- Born: Georgina Mary Margaret Bingham 30 September 1976 (age 49) England
- Occupations: Television and radio presenter
- Years active: 2001–present
- Employer: Talksport
- Known for: Hosting Weekend Sports Breakfast

= Georgie Bingham =

British radio and television presenter

Georgina Mary Margaret Bingham (born 30 September 1976) is a British radio and television presenter, formerly a host of the Weekend Sports Breakfast on Talksport.

== Career ==
Bingham started her career as a runner for ESPN Star Asia and Sky Sports. She did local radio stints with SGR Colchester and Ipswich (now Heart FM) and BBC Radio Suffolk. She worked for ITV Anglia from 2001 to 2004 where she anchored news, sports and local football league highlights show 'Over The Bar' with Kevin Piper.

She worked for Sky from 2004–2007 as a newsreader for Sky Sports News and Sky News. During this time, Bingham anchored a newspaper review for Fox Soccer Channel in the USA.

Bingham moved to the USA to work for ESPN in 2007. She worked predominantly for ESPN International, hosting their flagship show 'SportsCenter'. During her time at ESPN, she participated in broadcasts from Wimbledon, The Open, the US open golf and tennis, The ESPYs, and interviewed Pelé, David Beckham, Tracy McGrady, Michael Phelps, Kobe Bryant among others. She became the first British woman on ESPN in America when she hosted ESPN's first coverage of the Premier League to American audiences in 2009.

Bingham came back to the UK in 2010. In August 2013, she was named host of the Weekend Sports Breakfast on Talksport alongside the former Newcastle and Coventry striker Micky Quinn. Having joined the station in 2011 as its only female presenter, she previously hosted Sunday Exclusive, and Saturday and Sunday Scoreboards. She is also a presenter for Premier League Productions, and was a sports host for Daybreak on ITV. Since her return from the USA, she's also presented IMG's 'At the Open Live' for the R&A and 'Golfing World' a weekly Sky Sports show. She is also a regular on 5 News. In August 2012, Bingham was a key part of Channel 4's historic Paralympics coverage - anchoring the 1-6pm slot with TV newcomer Arthur Williams.

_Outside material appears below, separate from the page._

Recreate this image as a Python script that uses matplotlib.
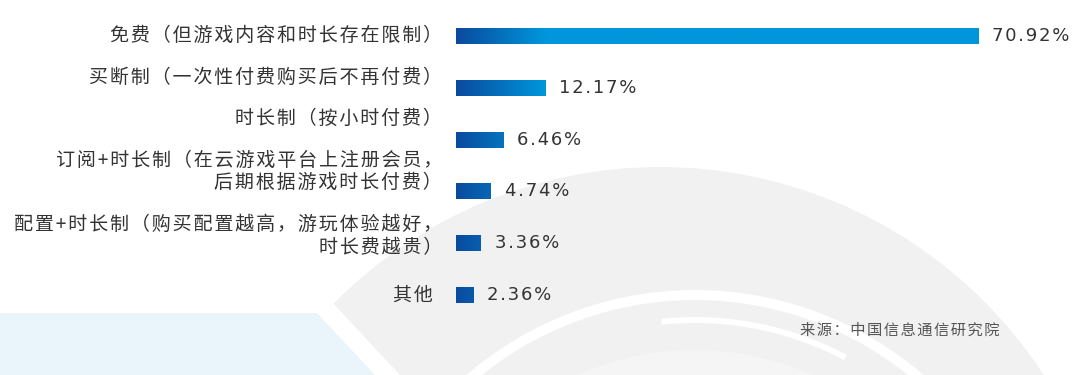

Based in London and Suffolk, Georgie Bingham is an Ipswich Town F.C. fan, and was formerly married to James Joyce.

== Family ==

Of Anglo-Irish aristocratic descent, her father Derek Bingham is heir presumptive to the hereditary peerage title of Baron Clanmorris, cadets of the Earls of Lucan.
Her mother Victoria Pennant-Rea, the sister of Rupert Pennant-Rea, descends from the Barons Penrhyn.